Aim of the task: Leave out any pictures and transcribe all other data below exactly.

Information shown:
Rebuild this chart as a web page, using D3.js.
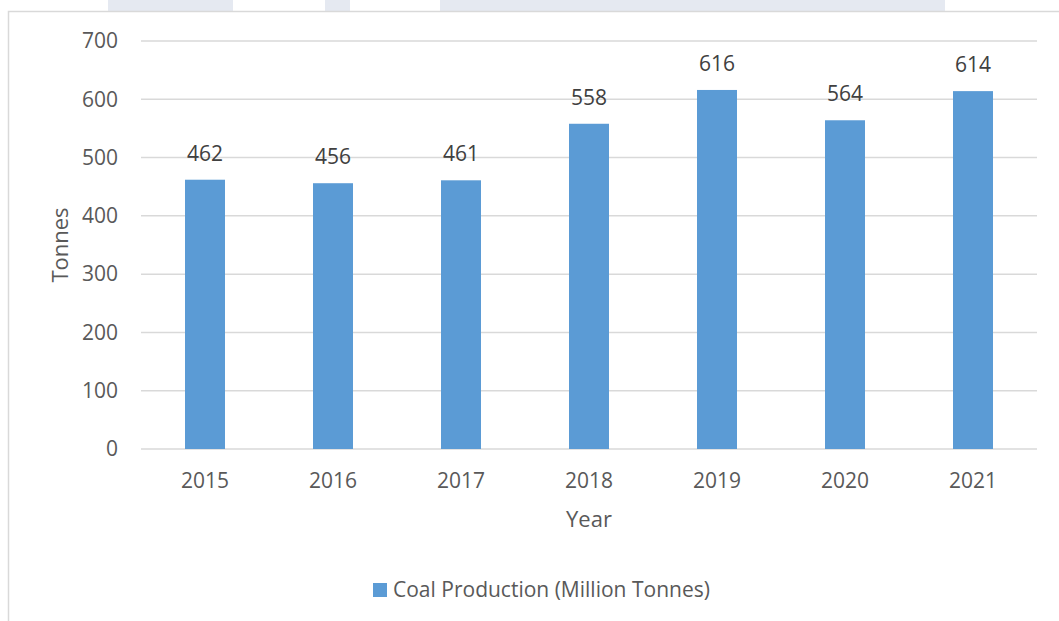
<!DOCTYPE html>
<html>
<head>
<meta charset="utf-8">
<script src="https://cdn.jsdelivr.net/npm/d3@7"></script>
<style>
  body { margin: 0; background: #fff; }
  text { font-family: "Open Sans", sans-serif; fill: #595959; }
</style>
</head>
<body>
<div id="chart"></div>
<script>
const years = ['2015', '2016', '2017', '2018', '2019', '2020', '2021']
const production = [462, 456, 461, 558, 616, 564, 614]
const yTicks = [0, 100, 200, 300, 400, 500, 600, 700]
const seriesName = 'Coal Production (Million Tonnes)'

const width = 1059
const height = 621
const margins = { top: 41, right: 22, bottom: 172, left: 141 }

const svg = d3.select('#chart').append('svg')
    .attr('width', width)
    .attr('height', height)

// light page strips peeking above the chart frame
const strips = [[108, 233], [325, 350], [440, 945]]
svg.append('g')
    .selectAll('rect')
    .data(strips)
    .join('rect')
    .attr('x', d => d[0])
    .attr('y', 0)
    .attr('width', d => d[1] - d[0])
    .attr('height', 11)
    .attr('fill', '#e5e9f1')

// chart frame (only top + left edges visible)
svg.append('path')
    .attr('d', 'M8.5,621 V11.5 H1059')
    .attr('fill', 'none')
    .attr('stroke', '#d9d9d9')
    .attr('stroke-width', 1.5)

const xScale = d3.scaleBand()
    .domain(years)
    .range([margins.left, width - margins.right])
    .paddingInner(0.6875)
    .paddingOuter(0.34375)

const yScale = d3.scaleLinear()
    .domain([0, 700])
    .range([height - margins.bottom, margins.top])

// grid
svg.append('g')
    .selectAll('line')
    .data(yTicks)
    .join('line')
    .attr('x1', margins.left)
    .attr('x2', width - margins.right)
    .attr('y1', d => yScale(d))
    .attr('y2', d => yScale(d))
    .attr('stroke', '#d9d9d9')
    .attr('stroke-width', 1.5)

// y tick labels
svg.append('g')
    .selectAll('text')
    .data(yTicks)
    .join('text')
    .attr('x', 118)
    .attr('y', d => yScale(d))
    .attr('dy', '0.35em')
    .attr('text-anchor', 'end')
    .style('font-size', '21px')
    .text(d => d)

// bars
svg.append('g')
    .selectAll('rect')
    .data(production)
    .join('rect')
    .attr('x', (d, i) => xScale(years[i]))
    .attr('width', xScale.bandwidth())
    .attr('y', d => yScale(d))
    .attr('height', d => yScale(0) - yScale(d))
    .attr('fill', '#5b9bd5')

// data labels
svg.append('g')
    .selectAll('text')
    .data(production)
    .join('text')
    .attr('x', (d, i) => xScale(years[i]) + xScale.bandwidth() / 2)
    .attr('y', d => yScale(d) - 19)
    .attr('text-anchor', 'middle')
    .style('font-size', '21px')
    .style('fill', '#404040')
    .text(d => d)

// x tick labels
svg.append('g')
    .selectAll('text')
    .data(years)
    .join('text')
    .attr('x', d => xScale(d) + xScale.bandwidth() / 2)
    .attr('y', 481)
    .attr('dy', '0.35em')
    .attr('text-anchor', 'middle')
    .style('font-size', '21px')
    .text(d => d)

// axis titles
svg.append('text')
    .attr('x', (margins.left + width - margins.right) / 2)
    .attr('y', 519)
    .attr('dy', '0.35em')
    .attr('text-anchor', 'middle')
    .style('font-size', '22px')
    .text('Year')

svg.append('text')
    .attr('transform', 'translate(60,245) rotate(-90)')
    .attr('dy', '0.35em')
    .attr('text-anchor', 'middle')
    .style('font-size', '22px')
    .text('Tonnes')

// legend
const legend = svg.append('g').attr('transform', 'translate(373,583)')
legend.append('rect')
    .attr('width', 14)
    .attr('height', 14)
    .attr('fill', '#5b9bd5')
legend.append('text')
    .attr('x', 20)
    .attr('y', 7)
    .attr('dy', '0.35em')
    .style('font-size', '21px')
    .text(seriesName)
</script>
</body>
</html>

The solution:
Rebuild this chart as a web page, using D3.js.
<!DOCTYPE html>
<html>
<head>
<meta charset="utf-8">
<script src="https://cdn.jsdelivr.net/npm/d3@7"></script>
<style>
  body { margin: 0; background: #fff; }
  text { font-family: "Open Sans", sans-serif; fill: #595959; }
</style>
</head>
<body>
<div id="chart"></div>
<script>
const years = ['2015', '2016', '2017', '2018', '2019', '2020', '2021']
const production = [462, 456, 461, 558, 616, 564, 614]
const yTicks = [0, 100, 200, 300, 400, 500, 600, 700]
const seriesName = 'Coal Production (Million Tonnes)'

const width = 1059
const height = 621
const margins = { top: 41, right: 22, bottom: 172, left: 141 }

const svg = d3.select('#chart').append('svg')
    .attr('width', width)
    .attr('height', height)

// light page strips peeking above the chart frame
const strips = [[108, 233], [325, 350], [440, 945]]
svg.append('g')
    .selectAll('rect')
    .data(strips)
    .join('rect')
    .attr('x', d => d[0])
    .attr('y', 0)
    .attr('width', d => d[1] - d[0])
    .attr('height', 11)
    .attr('fill', '#e5e9f1')

// chart frame (only top + left edges visible)
svg.append('path')
    .attr('d', 'M8.5,621 V11.5 H1059')
    .attr('fill', 'none')
    .attr('stroke', '#d9d9d9')
    .attr('stroke-width', 1.5)

const xScale = d3.scaleBand()
    .domain(years)
    .range([margins.left, width - margins.right])
    .paddingInner(0.6875)
    .paddingOuter(0.34375)

const yScale = d3.scaleLinear()
    .domain([0, 700])
    .range([height - margins.bottom, margins.top])

// grid
svg.append('g')
    .selectAll('line')
    .data(yTicks)
    .join('line')
    .attr('x1', margins.left)
    .attr('x2', width - margins.right)
    .attr('y1', d => yScale(d))
    .attr('y2', d => yScale(d))
    .attr('stroke', '#d9d9d9')
    .attr('stroke-width', 1.5)

// y tick labels
svg.append('g')
    .selectAll('text')
    .data(yTicks)
    .join('text')
    .attr('x', 118)
    .attr('y', d => yScale(d))
    .attr('dy', '0.35em')
    .attr('text-anchor', 'end')
    .style('font-size', '21px')
    .text(d => d)

// bars
svg.append('g')
    .selectAll('rect')
    .data(production)
    .join('rect')
    .attr('x', (d, i) => xScale(years[i]))
    .attr('width', xScale.bandwidth())
    .attr('y', d => yScale(d))
    .attr('height', d => yScale(0) - yScale(d))
    .attr('fill', '#5b9bd5')

// data labels
svg.append('g')
    .selectAll('text')
    .data(production)
    .join('text')
    .attr('x', (d, i) => xScale(years[i]) + xScale.bandwidth() / 2)
    .attr('y', d => yScale(d) - 19)
    .attr('text-anchor', 'middle')
    .style('font-size', '21px')
    .style('fill', '#404040')
    .text(d => d)

// x tick labels
svg.append('g')
    .selectAll('text')
    .data(years)
    .join('text')
    .attr('x', d => xScale(d) + xScale.bandwidth() / 2)
    .attr('y', 481)
    .attr('dy', '0.35em')
    .attr('text-anchor', 'middle')
    .style('font-size', '21px')
    .text(d => d)

// axis titles
svg.append('text')
    .attr('x', (margins.left + width - margins.right) / 2)
    .attr('y', 519)
    .attr('dy', '0.35em')
    .attr('text-anchor', 'middle')
    .style('font-size', '22px')
    .text('Year')

svg.append('text')
    .attr('transform', 'translate(60,245) rotate(-90)')
    .attr('dy', '0.35em')
    .attr('text-anchor', 'middle')
    .style('font-size', '22px')
    .text('Tonnes')

// legend
const legend = svg.append('g').attr('transform', 'translate(373,583)')
legend.append('rect')
    .attr('width', 14)
    .attr('height', 14)
    .attr('fill', '#5b9bd5')
legend.append('text')
    .attr('x', 20)
    .attr('y', 7)
    .attr('dy', '0.35em')
    .style('font-size', '21px')
    .text(seriesName)
</script>
</body>
</html>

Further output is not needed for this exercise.